With Stansbury’s new base salary, each of these bonuses would come out to be $32,500.
“I’d like to thank the Board, President Caboni and Director of Athletics Todd Stewart for their commitment to me and our basketball program,” Stansbury said in a press release from the school. “The timing is not ideal, but this is a way for me to show commitment back to the university. My total focus is on this basketball team and putting them in the best position possible to compete for a championship.”
This is a proactive move, Stewart said, to give Stansbury a raise in the middle of the season rather than at the end. All of the funding for Stansbury’s raise is coming from the Hilltopper Athletic Foundation, and none of it will come from the athletics budget or state funding, Stewart said.
Approval of the funding for the raise had been previously voted on and was approved unanimously, according to HAF executive board member Craig Browning
According to 247 Sports, WKU’s 2017 recruiting class ranked first in C-USA. Despite the loss of five-star center Mitchell Robinson, Stansbury still brought in four-star guard Josh Anderson, Kentucky’s Mr. Basketball Taveion Hollingsworth and numerous transfers with NCAA Tournament experience, including seniors Darius Thompson from Virginia and Dwight Coleby from Kansas.

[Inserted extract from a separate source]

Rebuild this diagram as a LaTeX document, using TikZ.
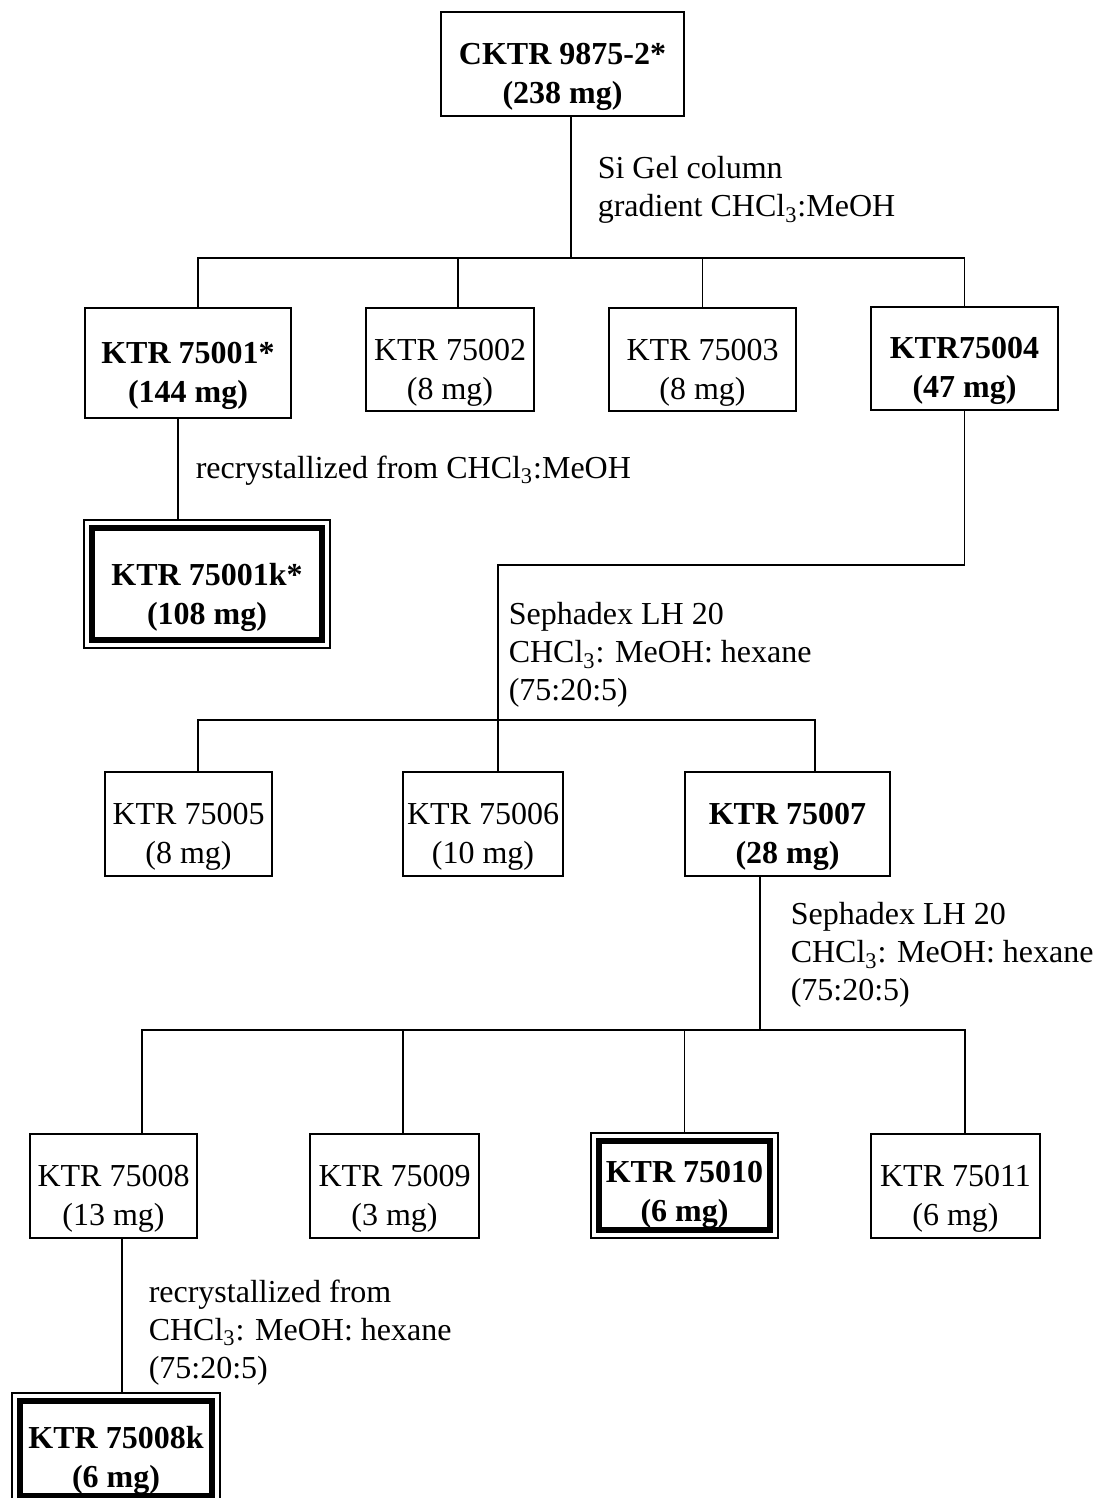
\documentclass[tikz,border=0pt]{standalone}
\usepackage{fontspec}
\setmainfont{Liberation Serif}
\usetikzlibrary{positioning}
\usetikzlibrary{fit}

\tikzset{
  textbox/.style={draw, line width=0.75pt, align=center, inner sep=0pt,
    font=\fontsize{16}{19.5}\selectfont},
  frac/.style={textbox, text height=43pt},
  boldfrac/.style={frac, font=\fontsize{16}{19.5}\selectfont\bfseries},
  purefrac/.style={boldfrac, line width=3pt},
  frame/.style={draw, line width=0.75pt, inner sep=2.5pt},
  cond/.style={anchor=north west, align=left, inner sep=0pt,
    font=\fontsize{16}{19}\selectfont},
}

\begin{document}
\begin{tikzpicture}[x=0.5pt, y=-0.5pt, line width=0.75pt]
    \useasboundingbox (0,0) rectangle (1093,1498);
    % crude extract
    \node [boldfrac, minimum width=121.5pt, minimum height=52pt] (top) at (562.5,64) {CKTR 9875-2*\\(238 mg)};
    % Si gel fractions
    \node [boldfrac, minimum width=103pt, minimum height=55pt] (k1) at (188,363) {KTR 75001*\\(144 mg)};
    \node [frac, minimum width=84pt, minimum height=51.5pt] (k2) at (450,359.5) {KTR 75002\\(8 mg)};
    \node [frac, minimum width=93.5pt, minimum height=51.5pt] (k3) at (702.5,359.5) {KTR 75003\\(8 mg)};
    \node [boldfrac, minimum width=93.5pt, minimum height=51.5pt] (k4) at (964.5,358.5) {KTR75004\\(47 mg)};
    \node [purefrac, text height=44.5pt, minimum width=115pt, minimum height=56pt] (k1k) at (207,584) {KTR 75001k*\\(108 mg)};
    % first Sephadex
    \node [frac, minimum width=83.5pt, minimum height=52pt] (k5) at (188.5,824) {KTR 75005\\(8 mg)};
    \node [frac, minimum width=80pt, minimum height=52pt] (k6) at (483,824) {KTR 75006\\(10 mg)};
    \node [boldfrac, minimum width=102.5pt, minimum height=52pt] (k7) at (787.5,824) {KTR 75007\\(28 mg)};
    % second Sephadex
    \node [frac, minimum width=83.5pt, minimum height=52pt] (k8) at (113.5,1186) {KTR 75008\\(13 mg)};
    \node [frac, minimum width=84.5pt, minimum height=52pt] (k9) at (394.5,1186) {KTR 75009\\(3 mg)};
    \node [purefrac, text height=40pt, minimum width=85.5pt, minimum height=44.5pt] (k10) at (684.5,1185.5) {KTR 75010\\(6 mg)};
    \node [frac, minimum width=84.5pt, minimum height=52pt] (k11) at (955.5,1186) {KTR 75011\\(6 mg)};
    \node [purefrac, minimum width=96pt, minimum height=47.5pt] (k8k) at (116,1448.5) {KTR 75008k\\(6 mg)};
    % thin outer frames
    \node [frame, fit=(k1k)] (k1kf) {};
    \node [frame, fit=(k10)] (k10f) {};
    \node [frame, fit=(k8k)] (k8kf) {};

    % conditions
    \node [cond] (c1) at (597,156) {Si Gel column\\gradient CHCl\textsubscript{3}:MeOH};
    \node [cond] (c2) at (195,455) {recrystallized from CHCl\textsubscript{3}:MeOH};
    \node [cond] (c3) at (508,602) {Sephadex LH 20\\CHCl\textsubscript{3}: MeOH: hexane\\(75:20:5)};
    \node [cond] (c4) at (790,902) {Sephadex LH 20\\CHCl\textsubscript{3}: MeOH: hexane\\(75:20:5)};
    \node [cond] (c5) at (148,1279) {recrystallized from\\CHCl\textsubscript{3}: MeOH: hexane\\(75:20:5)};

    % bars
    \coordinate (b1) at (571,258);
    \coordinate (t2) at (498,565);
    \coordinate (b2) at (498,720);
    \coordinate (b3) at (760,1030);
    \coordinate (d2) at ([xshift=4pt]k2.north);
    \coordinate (d6) at ([xshift=7.5pt]k6.north);
    \coordinate (d9) at ([xshift=4.25pt]k9.north);
    \coordinate (s1) at ([xshift=-5pt]k1.south);
    \coordinate (s8) at ([xshift=4.25pt]k8.south);

    \draw ([xshift=4.25pt]top.south) -- (b1);
    \draw ([xshift=5pt]k1.north) |- (b1) -| (k4.north);
    \draw (d2) -- (d2 |- b1);
    \draw (k3.north) -- (k3.north |- b1);
    \draw (s1) -- (s1 |- k1kf.north);
    \draw (k4.south) |- (t2) -- (d6);
    \draw ([xshift=4.75pt]k5.north) |- (b2) -| ([xshift=13.75pt]k7.north);
    \draw ([xshift=-13.75pt]k7.south) -- (b3);
    \draw ([xshift=14.25pt]k8.north) |- (b3) -| ([xshift=4.75pt]k11.north);
    \draw (d9) -- (d9 |- b3);
    \draw (k10f.north) -- (k10f.north |- b3);
    \draw (s8) -- (s8 |- k8kf.north);
\end{tikzpicture}
\end{document}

With the Hilltoppers rising in wins and recruiting rankings, Diddle Arena has seen a rise in attendance.
For the first time since the 2008-2009 season, average attendance in Diddle Arena for men’s basketball games could eclipse the 5,000 mark, with that number currently sitting at 4,791 after last Saturday’s sell out against Middle Tennessee.
Larger crowds are an incentive for Stansbury as well, as his contract states that he receives half of gross ticket revenues over $800,000.
“There’s no question that there’s excitement around the program,” Browning said on behalf of the foundation at the Board of Regents meeting. “Objectively we can look at attendance, we can look at wins, we can look at exposure on a national stage, and all of those things are very clear facts. We do believe that a strong athletic program is a great window for the university. There’s a great value in the branding.”
In agreement with his raise, Stansbury agreed to increase his buyout to $1 million if he decides to leave WKU to coach at another school, Stewart said. The school that hires Stansbury away from WKU would owe the university that $1 million, Stewart said.